Veal crates were banned in the UK in 1990, and then eventually across the EU in 2007. The campaigns against British veal were so successful that consumption dropped dramatically. The image of a calf trapped within a crate remains so powerful that most people in the UK don’t eat veal. Foie gras and veal are top of the “ethically unacceptable” foods list, but there’s a new attempt to promote home produced veal. This is especially disturbing because it’s being supported by two of the main pressure groups that fought so hard to ban the veal crate. Both Compassion in World Farming (CIWF) and the RSPCA have stated that it’s OK to eat veal; as long it’s British. It’s now claimed that “ill practice” isn’t possible if the RSPCA’s “assured certification” guidelines (previously known as Freedom Foods) are followed.

Veal is inextricably linked to the dairy industry. When crates were still being used, a proportion of male calves (useless to the dairy industry) were taken by the veal trade. This usage virtually disappeared after the ban, and the surplus males were “disposed” with a bullet to the head. Currently, about 99,000 male calves are slaughtered by this method every year, and over 10,000 are exported to the veal trade in other EU countries. So a resurgence in veal sales is good news for the UK’s ‘poor old dairy farmers’.

The obvious question is why have the RSPCA and CIWF drastically changed their viewpoint? An RSPCA spokesman on BBC Radio 4’s You & Yours (28/8/2015) stated: “People need constant reminders that the days of the veal crate are gone, it’s 25 years out of date and we need to move on. Veal calves are deemed to be of no economic value, and most are destroyed soon after birth. The RSPCA and CIWF decided that there must be a better way of utilising them. The so-called higher welfare systems in other EU countries only means that crates aren’t being used. Instead, the calves are (reared) on wooden slatted floors and without proper bedding. This would be illegal in the UK. My message is buy British veal.”

It’s deeply depressing to hear these arguments coming from the RSPCA and CIWF, especially the specious “we’re not as bad as them” stance.
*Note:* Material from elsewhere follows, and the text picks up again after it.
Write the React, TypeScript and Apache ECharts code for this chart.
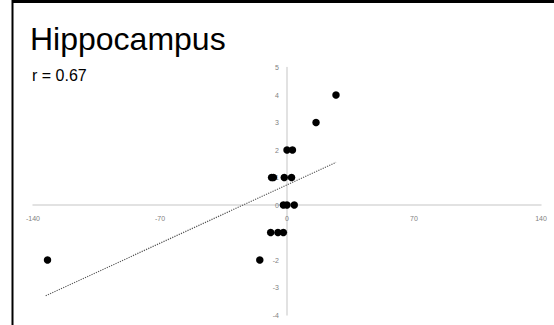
import React, { useEffect, useRef } from "react";
import * as echarts from "echarts";

const titleText = "Hippocampus";
const rText = "r = 0.67";
const xValues = [-132, -15, -9, -5, -2, -8.5, -7.5, -1.5, 2.5, 0, 3, -2, 0, 4, 16, 27];
const yValues = [-2, -2, -1, -1, -1, 1, 1, 1, 1, 2, 2, 0, 0, 0, 3, 4];
const trendX = [-133, 27];
const trendY = [-3.3, 1.55];
const xTicks = { min: -140, max: 140, interval: 70 };
const yTicks = { min: -4, max: 5, interval: 1 };

const G_LEFT = 33;
const G_RIGHT = 13;
const G_TOP = 67.5;
const G_BOTTOM = 10;
const W = 554;
const H = 325;

export default function App() {
  const ref = useRef<HTMLDivElement>(null);
  useEffect(() => {
    if (!ref.current) return;
    const chart = echarts.init(ref.current, null, { renderer: "svg" });
    const points = xValues.map((x, i) => [x, yValues[i]]);
    const trend = trendX.map((x, i) => [x, trendY[i]]);
    const axisLabel = { color: "#7f7f7f", fontSize: 7, fontFamily: "Liberation Sans" };
    const gw = W - G_LEFT - G_RIGHT;
    const gh = H - G_TOP - G_BOTTOM;
    const zeroXpx = ((0 - xTicks.min) / (xTicks.max - xTicks.min)) * gw;
    const zeroYfromBottom = ((0 - yTicks.min) / (yTicks.max - yTicks.min)) * gh;
    chart.setOption({
      animation: false,
      backgroundColor: "#ffffff",
      grid: { left: G_LEFT, right: G_RIGHT, top: G_TOP, bottom: G_BOTTOM },
      xAxis: {
        type: "value",
        position: "bottom",
        offset: -zeroYfromBottom,
        min: xTicks.min,
        max: xTicks.max,
        interval: xTicks.interval,
        axisLine: { onZero: false, lineStyle: { color: "#d9d9d9", width: 1.5 } },
        axisTick: { show: false },
        splitLine: { show: false },
        axisLabel: { ...axisLabel, margin: 10 },
      },
      yAxis: {
        type: "value",
        position: "left",
        offset: -zeroXpx,
        min: yTicks.min,
        max: yTicks.max,
        interval: yTicks.interval,
        axisLine: { show: true, onZero: false, lineStyle: { color: "#d9d9d9", width: 1.5 } },
        axisTick: { show: false },
        splitLine: { show: false },
        axisLabel: { ...axisLabel, margin: 8 },
      },
      graphic: [
        { type: "line", shape: { x1: 12, y1: 1.5, x2: 554, y2: 1.5 }, style: { stroke: "#000", lineWidth: 3 } },
        { type: "line", shape: { x1: 12.5, y1: 0, x2: 12.5, y2: 325 }, style: { stroke: "#000", lineWidth: 2 } },
        {
          type: "text",
          left: 30,
          top: 23,
          style: { text: titleText, font: "32px 'Liberation Sans'", fill: "#000" },
        },
        {
          type: "text",
          left: 32,
          top: 67,
          style: { text: rText, font: "16px 'Liberation Sans'", fill: "#000" },
        },
      ],
      series: [
        {
          type: "line",
          data: trend,
          symbol: "none",
          lineStyle: { color: "#555", width: 1.2, type: "dotted" },
          z: 1,
        },
        {
          type: "scatter",
          data: points,
          symbolSize: 7.5,
          itemStyle: { color: "#000", opacity: 1 },
          z: 3,
        },
      ],
    });
    return () => chart.dispose();
  }, []);
  return (
    <div
      ref={ref}
      style={{ position: "absolute", left: 0, top: 0, width: W, height: H }}
    />
  );
}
Instead of pursuing a total ban of all veal products (which is very realistic) it’s as if they are now embarrassed by the success of previous anti-veal campaigns. These worked because (for once) the great British public actually got the message: producing veal is really cruel and if it bothers you then don’t buy it. It’s a pity that a hard hitting anti-dairy campaign isn’t being considered by any of the mainstream animal welfare groups. This would highlight the despicable practices of slaughtering male calves, and separating mother and the new born calf within 24 hours. Both the RSPCA and CIWF need to “move on” and have “constant reminders” that all milk production involves appalling cruelty, and that there are now ubiquitous non-dairy alternatives that didn’t exist 25 years ago. Instead, they maintain the spurious “it’s OK to exploit and slaughter animals as long as it’s done nicely” approach.

A couple of years ago there was a well publicised attempt to introduce so-called “ethical veal”, also known as “rose veal” owing to the slightly pink colour. And if you have any doubts please don’t worry, this really is ethically produced because the calves aren’t slaughtered until they are at least six months old. Yes, that’s the basic justification and the moral argument is pretty impressive. Firstly, you don’t want any beautiful male calves killed within 24 hours of being born. Secondly, these calves represent a potential source of revenue for all those ‘poor old dairy farmers’. Thirdly, in comparison with a broiler chickens these rose veal calves have a really long and wonderful life.

Sainsbury are now selling “assured veal” in 180 of their 1200 stores, and during the Christmas period last year they reported a 43% rise in sales. Veal mince costs £9 per kg, veal escalope £26 per kilo, and a veal sirloin steak £33 per kg. This compares with their Taste the Difference beef sirloin at £22-50 per kg. However, the only thing you can be assured of is that all methods of producing veal involve varying degrees of suffering and cruelty.